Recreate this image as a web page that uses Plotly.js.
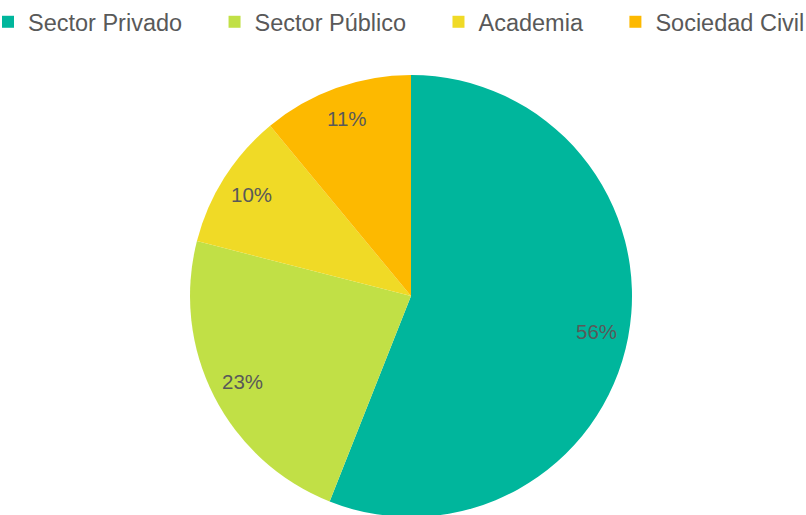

...

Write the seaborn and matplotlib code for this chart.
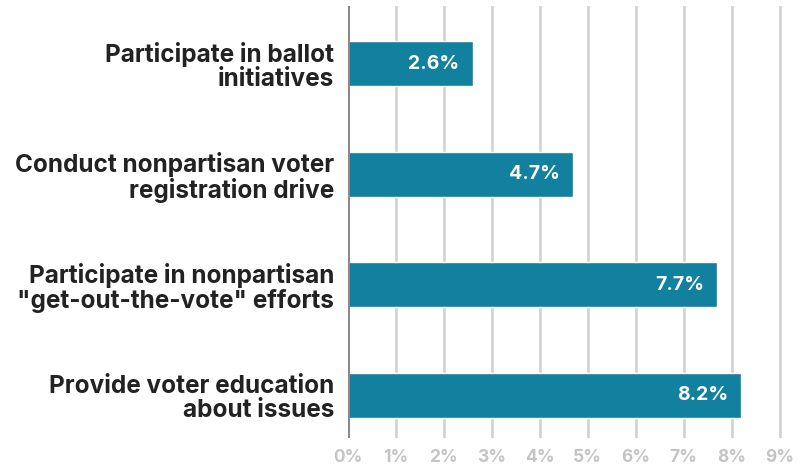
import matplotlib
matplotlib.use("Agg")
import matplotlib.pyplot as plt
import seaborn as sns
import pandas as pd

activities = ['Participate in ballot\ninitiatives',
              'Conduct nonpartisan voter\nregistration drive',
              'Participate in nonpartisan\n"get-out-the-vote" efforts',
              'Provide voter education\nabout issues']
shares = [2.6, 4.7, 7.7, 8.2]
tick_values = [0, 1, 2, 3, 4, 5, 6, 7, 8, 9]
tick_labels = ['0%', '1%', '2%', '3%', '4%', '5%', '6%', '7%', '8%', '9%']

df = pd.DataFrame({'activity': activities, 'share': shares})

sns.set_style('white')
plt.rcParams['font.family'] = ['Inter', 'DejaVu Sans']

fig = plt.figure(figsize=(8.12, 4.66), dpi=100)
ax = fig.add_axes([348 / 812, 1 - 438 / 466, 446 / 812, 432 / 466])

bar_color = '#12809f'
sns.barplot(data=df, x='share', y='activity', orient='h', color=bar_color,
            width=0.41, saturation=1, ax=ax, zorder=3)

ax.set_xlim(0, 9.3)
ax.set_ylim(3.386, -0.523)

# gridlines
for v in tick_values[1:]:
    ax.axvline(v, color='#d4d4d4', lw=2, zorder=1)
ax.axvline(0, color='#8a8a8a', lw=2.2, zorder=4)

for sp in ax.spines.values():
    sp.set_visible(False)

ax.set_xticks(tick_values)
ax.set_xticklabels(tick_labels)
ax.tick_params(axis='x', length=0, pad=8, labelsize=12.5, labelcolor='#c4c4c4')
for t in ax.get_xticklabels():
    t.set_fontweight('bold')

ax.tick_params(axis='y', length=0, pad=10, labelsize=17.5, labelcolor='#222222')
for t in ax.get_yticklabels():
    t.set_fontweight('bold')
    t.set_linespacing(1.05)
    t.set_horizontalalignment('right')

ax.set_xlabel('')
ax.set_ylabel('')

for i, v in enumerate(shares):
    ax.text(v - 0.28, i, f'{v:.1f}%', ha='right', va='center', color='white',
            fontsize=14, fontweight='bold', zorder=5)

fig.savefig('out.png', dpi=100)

TASK TO COMPLETE =>
Set down, word for word, the lines from the one holding "Write the seaborn" through the one holding "fig.savefig('out.png', dpi=100)". Skip the pictures.

RESULT FOR THIS EXERCISE =>
Write the seaborn and matplotlib code for this chart.
import matplotlib
matplotlib.use("Agg")
import matplotlib.pyplot as plt
import seaborn as sns
import pandas as pd

activities = ['Participate in ballot\ninitiatives',
              'Conduct nonpartisan voter\nregistration drive',
              'Participate in nonpartisan\n"get-out-the-vote" efforts',
              'Provide voter education\nabout issues']
shares = [2.6, 4.7, 7.7, 8.2]
tick_values = [0, 1, 2, 3, 4, 5, 6, 7, 8, 9]
tick_labels = ['0%', '1%', '2%', '3%', '4%', '5%', '6%', '7%', '8%', '9%']

df = pd.DataFrame({'activity': activities, 'share': shares})

sns.set_style('white')
plt.rcParams['font.family'] = ['Inter', 'DejaVu Sans']

fig = plt.figure(figsize=(8.12, 4.66), dpi=100)
ax = fig.add_axes([348 / 812, 1 - 438 / 466, 446 / 812, 432 / 466])

bar_color = '#12809f'
sns.barplot(data=df, x='share', y='activity', orient='h', color=bar_color,
            width=0.41, saturation=1, ax=ax, zorder=3)

ax.set_xlim(0, 9.3)
ax.set_ylim(3.386, -0.523)

# gridlines
for v in tick_values[1:]:
    ax.axvline(v, color='#d4d4d4', lw=2, zorder=1)
ax.axvline(0, color='#8a8a8a', lw=2.2, zorder=4)

for sp in ax.spines.values():
    sp.set_visible(False)

ax.set_xticks(tick_values)
ax.set_xticklabels(tick_labels)
ax.tick_params(axis='x', length=0, pad=8, labelsize=12.5, labelcolor='#c4c4c4')
for t in ax.get_xticklabels():
    t.set_fontweight('bold')

ax.tick_params(axis='y', length=0, pad=10, labelsize=17.5, labelcolor='#222222')
for t in ax.get_yticklabels():
    t.set_fontweight('bold')
    t.set_linespacing(1.05)
    t.set_horizontalalignment('right')

ax.set_xlabel('')
ax.set_ylabel('')

for i, v in enumerate(shares):
    ax.text(v - 0.28, i, f'{v:.1f}%', ha='right', va='center', color='white',
            fontsize=14, fontweight='bold', zorder=5)

fig.savefig('out.png', dpi=100)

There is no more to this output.